Covid-19

Why People Are Turning To A Legendary Japanese Bird In Hopes Of Ending The Pandemic

Recent news reveals that a two-headed bird depicted in an ancient Japanese diary has caught the attention of people that want the COVID-19 pandemic to end, resulting in the image going viral online.

People Turn To Legendary Japanese Bird In Hopes Of Ending Coronavirus Pandemic

Recently, a mysterious two-headed bird depicted in a Japanese diary dating back to about a century ago has become viral online, even resulting in merchandise such as t-shirts and crackers. The reason? People are turning to it in hopes of ending the COVID-19 pandemic.

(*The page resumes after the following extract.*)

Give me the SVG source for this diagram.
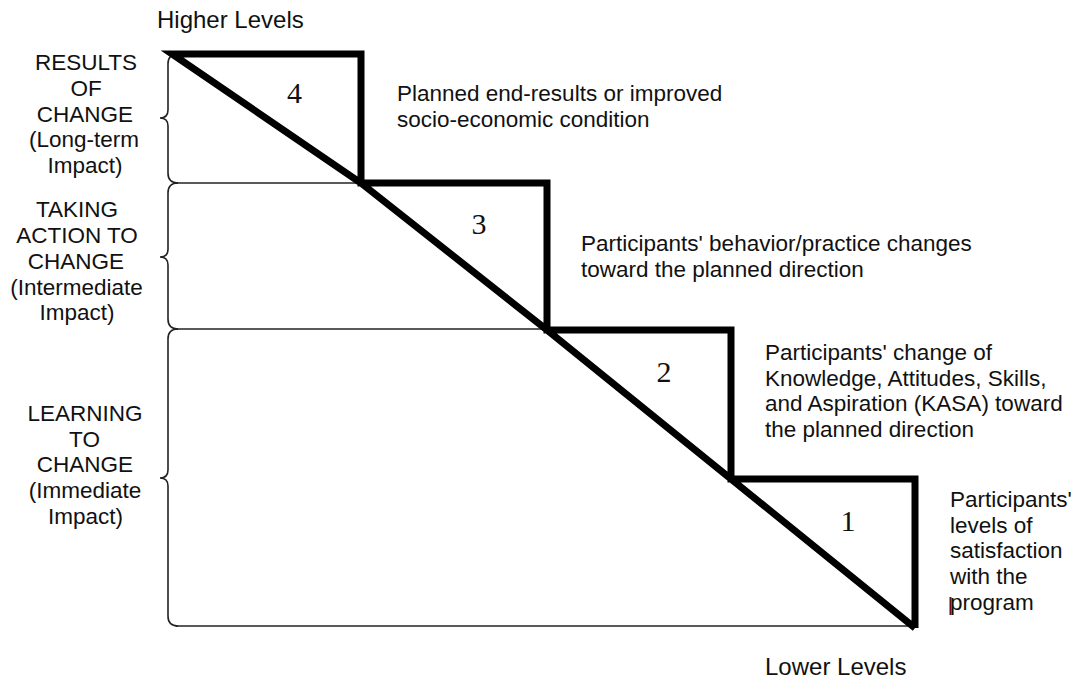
<svg xmlns="http://www.w3.org/2000/svg" width="1073" height="679" viewBox="0 0 1073 679">
<style>
.t{font-family:"Liberation Sans",Arial,sans-serif;font-size:22.5px;fill:#111}
.c{text-anchor:middle}
.lv{font-size:24px}
.n{font-family:"Liberation Serif","Times New Roman",serif;font-size:30px;fill:#111;text-anchor:middle}
.thin{fill:none;stroke:#222;stroke-width:1.6}
.thick{fill:none;stroke:#000;stroke-width:7;stroke-linejoin:miter;stroke-miterlimit:10}
</style>
<rect width="1073" height="679" fill="#fff"/>
<g id="connectors">
<path class="thin" d="M178,54 Q168,54 168,64 L168,110 Q168,118 160,118 Q168,118 168,126 L168,173 Q168,183 178,183"/>
<path class="thin" d="M178,183 Q168,183 168,193 L168,249 Q168,257 160,257 Q168,257 168,265 L168,319 Q168,329 178,329"/>
<path class="thin" d="M178,329 Q168,329 168,339 L168,470 Q168,478 160,478 Q168,478 168,486 L168,616 Q168,626 178,626"/>
<line class="thin" x1="176" y1="183" x2="362" y2="183"/>
<line class="thin" x1="176" y1="329" x2="547" y2="329"/>
<line class="thin" x1="176" y1="626" x2="915" y2="626"/>
<path class="thick" d="M915,628 L915,479 L731,479 L731,330 L547,330 L547,183 L361,183 L361,54 L172,54 L361,183 L547,330 L731,479 L915,628"/>
<line x1="950.5" y1="597" x2="950.5" y2="615" stroke="#6a1010" stroke-width="2"/>
</g>
<g id="top-label"><text class="t lv" x="157" y="28">Higher Levels</text></g>
<g id="bottom-label"><text class="t lv" x="765" y="675">Lower Levels</text></g>
<g id="level-results">
<text class="t c" x="86" y="70">RESULTS</text>
<text class="t c" x="86" y="96">OF</text>
<text class="t c" x="85" y="122">CHANGE</text>
<text class="t c" x="84" y="147">(Long-term</text>
<text class="t c" x="85" y="173">Impact)</text>
</g>
<g id="level-action">
<text class="t c" x="77" y="217">TAKING</text>
<text class="t c" x="77" y="243">ACTION TO</text>
<text class="t c" x="76" y="269">CHANGE</text>
<text class="t c" x="76.5" y="295">(Intermediate</text>
<text class="t c" x="77" y="320">Impact)</text>
</g>
<g id="level-learning">
<text class="t c" x="85" y="421">LEARNING</text>
<text class="t c" x="84.5" y="447">TO</text>
<text class="t c" x="85" y="472">CHANGE</text>
<text class="t c" x="85" y="498">(Immediate</text>
<text class="t c" x="85.5" y="524">Impact)</text>
</g>
<g id="step-4">
<text class="n" x="294.5" y="103">4</text>
<text class="t" x="397" y="101">Planned end-results or improved</text>
<text class="t" x="397" y="127">socio-economic condition</text>
</g>
<g id="step-3">
<text class="n" x="479" y="234">3</text>
<text class="t" x="581" y="251">Participants' behavior/practice changes</text>
<text class="t" x="581" y="277">toward the planned direction</text>
</g>
<g id="step-2">
<text class="n" x="664" y="382">2</text>
<text class="t" x="765" y="360">Participants' change of</text>
<text class="t" x="765" y="386">Knowledge, Attitudes, Skills,</text>
<text class="t" x="765" y="411">and Aspiration (KASA) toward</text>
<text class="t" x="765" y="437">the planned direction</text>
</g>
<g id="step-1">
<text class="n" x="848" y="531">1</text>
<text class="t" x="950" y="507">Participants'</text>
<text class="t" x="950" y="533">levels of</text>
<text class="t" x="950" y="558">satisfaction</text>
<text class="t" x="950" y="584">with the</text>
<text class="t" x="950" y="610">program</text>
</g>
</svg>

Called “yogen no tori,” the bird is introduced by the Yamanashi Prefectural Museum to the public back in April and is said to have prophesied a cholera outbreak that ravaged Japan sometime back in the late 19th century. However, it’s also said to offer protection to those that prayed to it. As such, people have started believing in its supposed powers.

Showed to have two heads (one black and the other white), the bird is drawn in a journal owned by an official named Kizaemon back in 1858, in an ancient village that is now known as the city of Yamanashi, located in eastern Japan. Around the same time as the drawing, a cholera outbreak broke out in Nagasaki, killing many people in the span of two months and leading Kizaemon to write “it is truly god’s power and a strange prophecy.”

A 40-year-old curator then took a photo of the journal entry and tweeted it online back in April, when the museum was closed as part of the measures to help prevent COVID-19. From there, the photo managed to gather an audience, which then led to the museum deciding that the image can be used for commercial purposes.

As a result, the Sashidenoiso Daitakesan shrine in the city of Yamanashi said it had even provided its worshippers with 700 to 800 pieces of washi paper and "shuin" seal stamp that features the same bird. Other businesses, such as the Sanshu Seika Co.'s factory, have also even started selling Japanese crackers that have the bird’s image.

The bird’s popularity is evidence of Japanese culture and beliefs being well-preserved in the country.